Job
Set down the material below word for word, excluding the pictures.

[Start Information provided]

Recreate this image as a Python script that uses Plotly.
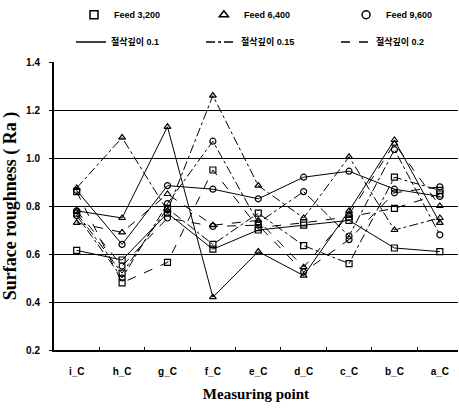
import plotly.graph_objects as go

categories = ["i_C", "h_C", "g_C", "f_C", "e_C", "d_C", "c_C", "b_C", "a_C"]

# Feed 3,200 (square), Feed 6,400 (triangle), Feed 9,600 (circle)
# depth 0.1 = solid, 0.15 = dash-dot, 0.2 = dash
f3200_d010 = [0.615, 0.575, 0.77, 0.62, 0.70, 0.72, 0.74, 0.625, 0.61]
f6400_d010 = [0.78, 0.75, 1.13, 0.42, 0.61, 0.51, 0.78, 1.075, 0.73]
f9600_d010 = [0.865, 0.64, 0.885, 0.87, 0.83, 0.92, 0.945, 0.87, 0.84]
f3200_d015 = [0.77, 0.52, 0.79, 0.64, 0.77, 0.635, 0.56, 0.92, 0.865]
f6400_d015 = [0.875, 1.085, 0.78, 1.26, 0.885, 0.75, 1.005, 0.70, 0.75]
f9600_d015 = [0.76, 0.50, 0.81, 1.07, 0.73, 0.86, 0.675, 1.035, 0.68]
f3200_d020 = [0.86, 0.48, 0.565, 0.95, 0.71, 0.73, 0.755, 0.79, 0.85]
f6400_d020 = [0.73, 0.69, 0.85, 0.72, 0.74, 0.545, 0.765, 1.06, 0.80]
f9600_d020 = [0.78, 0.55, 0.75, 0.715, 0.72, 0.525, 0.66, 0.855, 0.88]

feed_names = ["Feed 3,200", "Feed 6,400", "Feed 9,600"]
depth_names = ["절삭깊이 0.1", "절삭깊이 0.15", "절삭깊이 0.2"]

series = [
    (f3200_d010, 0, 0), (f6400_d010, 1, 0), (f9600_d010, 2, 0),
    (f3200_d015, 0, 1), (f6400_d015, 1, 1), (f9600_d015, 2, 1),
    (f3200_d020, 0, 2), (f6400_d020, 1, 2), (f9600_d020, 2, 2),
]
symbols = ["square-open", "triangle-up-open", "circle-open"]
dashes = ["solid", "dashdot", "dash"]

fig = go.Figure()
for vals, fi, di in series:
    fig.add_trace(go.Scatter(
        x=categories, y=vals, mode="lines+markers",
        line=dict(color="black", width=1, dash=dashes[di]),
        marker=dict(symbol=symbols[fi], size=6, color="black", line=dict(width=1.2, color="black")),
        showlegend=False,
    ))

feed_legends = ["legend", "legend2", "legend3"]
depth_legends = ["legend4", "legend5", "legend6"]
for fi, name in enumerate(feed_names):
    fig.add_trace(go.Scatter(
        x=[None], y=[None], mode="markers", name=name,
        marker=dict(symbol=symbols[fi], size=8, color="black", line=dict(width=1.5, color="black")),
        legend=feed_legends[fi],
    ))
for di, name in enumerate(depth_names):
    fig.add_trace(go.Scatter(
        x=[None], y=[None], mode="lines", name=name,
        line=dict(color="black", width=1.5, dash=dashes[di]),
        legend=depth_legends[di],
    ))

font_main = "Liberation Sans, Noto Sans CJK KR, sans-serif"
leg_font = dict(family=font_main, size=9, color="black", weight="bold")


def leg(x, y):
    return dict(orientation="h", x=x, y=y, xanchor="left", yanchor="middle",
                font=leg_font, bgcolor="rgba(0,0,0,0)", itemwidth=30)


fig.update_layout(
    width=459, height=409,
    margin=dict(l=54, r=1, t=61, b=59),
    paper_bgcolor="white", plot_bgcolor="white",
    font=dict(family=font_main, color="black", size=9),
    legend=leg(0.0495, 1.16),
    legend2=leg(0.371, 1.16),
    legend3=leg(0.723, 1.16),
    legend4=leg(0.042, 1.066),
    legend5=leg(0.364, 1.066),
    legend6=leg(0.698, 1.066),
    xaxis=dict(
        type="category", range=[-0.5, 8.4],
        showgrid=False, showline=True, linecolor="black", linewidth=2,
        ticks="inside", ticklen=3, tickcolor="black", tickwidth=1,
        tickson="boundaries", ticklabelstandoff=11,
        tickfont=dict(family=font_main, size=10, color="black", weight="bold"),
        title=dict(text="Measuring point", standoff=12,
                   font=dict(family="Liberation Serif, serif", size=15, color="black", weight="bold")),
        zeroline=False,
    ),
    yaxis=dict(
        range=[0.2, 1.4], dtick=0.2, tick0=0.2, tickformat=".1f",
        showgrid=True, gridcolor="black", gridwidth=1.3,
        showline=True, linecolor="black", linewidth=2,
        ticks="outside", ticklen=3, tickcolor="black", tickwidth=1,
        ticklabelstandoff=7,
        tickfont=dict(family=font_main, size=10, color="black", weight="bold"),
        title=dict(text="Surface roughness ( Ra )", standoff=6,
                   font=dict(family="Liberation Serif, serif", size=18, color="black", weight="bold")),
        zeroline=False,
    ),
)

fig.write_html("out.html")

[End Information provided]

Exercise solution
Recreate this image as a Python script that uses Plotly.
import plotly.graph_objects as go

categories = ["i_C", "h_C", "g_C", "f_C", "e_C", "d_C", "c_C", "b_C", "a_C"]

# Feed 3,200 (square), Feed 6,400 (triangle), Feed 9,600 (circle)
# depth 0.1 = solid, 0.15 = dash-dot, 0.2 = dash
f3200_d010 = [0.615, 0.575, 0.77, 0.62, 0.70, 0.72, 0.74, 0.625, 0.61]
f6400_d010 = [0.78, 0.75, 1.13, 0.42, 0.61, 0.51, 0.78, 1.075, 0.73]
f9600_d010 = [0.865, 0.64, 0.885, 0.87, 0.83, 0.92, 0.945, 0.87, 0.84]
f3200_d015 = [0.77, 0.52, 0.79, 0.64, 0.77, 0.635, 0.56, 0.92, 0.865]
f6400_d015 = [0.875, 1.085, 0.78, 1.26, 0.885, 0.75, 1.005, 0.70, 0.75]
f9600_d015 = [0.76, 0.50, 0.81, 1.07, 0.73, 0.86, 0.675, 1.035, 0.68]
f3200_d020 = [0.86, 0.48, 0.565, 0.95, 0.71, 0.73, 0.755, 0.79, 0.85]
f6400_d020 = [0.73, 0.69, 0.85, 0.72, 0.74, 0.545, 0.765, 1.06, 0.80]
f9600_d020 = [0.78, 0.55, 0.75, 0.715, 0.72, 0.525, 0.66, 0.855, 0.88]

feed_names = ["Feed 3,200", "Feed 6,400", "Feed 9,600"]
depth_names = ["절삭깊이 0.1", "절삭깊이 0.15", "절삭깊이 0.2"]

series = [
    (f3200_d010, 0, 0), (f6400_d010, 1, 0), (f9600_d010, 2, 0),
    (f3200_d015, 0, 1), (f6400_d015, 1, 1), (f9600_d015, 2, 1),
    (f3200_d020, 0, 2), (f6400_d020, 1, 2), (f9600_d020, 2, 2),
]
symbols = ["square-open", "triangle-up-open", "circle-open"]
dashes = ["solid", "dashdot", "dash"]

fig = go.Figure()
for vals, fi, di in series:
    fig.add_trace(go.Scatter(
        x=categories, y=vals, mode="lines+markers",
        line=dict(color="black", width=1, dash=dashes[di]),
        marker=dict(symbol=symbols[fi], size=6, color="black", line=dict(width=1.2, color="black")),
        showlegend=False,
    ))

feed_legends = ["legend", "legend2", "legend3"]
depth_legends = ["legend4", "legend5", "legend6"]
for fi, name in enumerate(feed_names):
    fig.add_trace(go.Scatter(
        x=[None], y=[None], mode="markers", name=name,
        marker=dict(symbol=symbols[fi], size=8, color="black", line=dict(width=1.5, color="black")),
        legend=feed_legends[fi],
    ))
for di, name in enumerate(depth_names):
    fig.add_trace(go.Scatter(
        x=[None], y=[None], mode="lines", name=name,
        line=dict(color="black", width=1.5, dash=dashes[di]),
        legend=depth_legends[di],
    ))

font_main = "Liberation Sans, Noto Sans CJK KR, sans-serif"
leg_font = dict(family=font_main, size=9, color="black", weight="bold")


def leg(x, y):
    return dict(orientation="h", x=x, y=y, xanchor="left", yanchor="middle",
                font=leg_font, bgcolor="rgba(0,0,0,0)", itemwidth=30)


fig.update_layout(
    width=459, height=409,
    margin=dict(l=54, r=1, t=61, b=59),
    paper_bgcolor="white", plot_bgcolor="white",
    font=dict(family=font_main, color="black", size=9),
    legend=leg(0.0495, 1.16),
    legend2=leg(0.371, 1.16),
    legend3=leg(0.723, 1.16),
    legend4=leg(0.042, 1.066),
    legend5=leg(0.364, 1.066),
    legend6=leg(0.698, 1.066),
    xaxis=dict(
        type="category", range=[-0.5, 8.4],
        showgrid=False, showline=True, linecolor="black", linewidth=2,
        ticks="inside", ticklen=3, tickcolor="black", tickwidth=1,
        tickson="boundaries", ticklabelstandoff=11,
        tickfont=dict(family=font_main, size=10, color="black", weight="bold"),
        title=dict(text="Measuring point", standoff=12,
                   font=dict(family="Liberation Serif, serif", size=15, color="black", weight="bold")),
        zeroline=False,
    ),
    yaxis=dict(
        range=[0.2, 1.4], dtick=0.2, tick0=0.2, tickformat=".1f",
        showgrid=True, gridcolor="black", gridwidth=1.3,
        showline=True, linecolor="black", linewidth=2,
        ticks="outside", ticklen=3, tickcolor="black", tickwidth=1,
        ticklabelstandoff=7,
        tickfont=dict(family=font_main, size=10, color="black", weight="bold"),
        title=dict(text="Surface roughness ( Ra )", standoff=6,
                   font=dict(family="Liberation Serif, serif", size=18, color="black", weight="bold")),
        zeroline=False,
    ),
)

fig.write_html("out.html")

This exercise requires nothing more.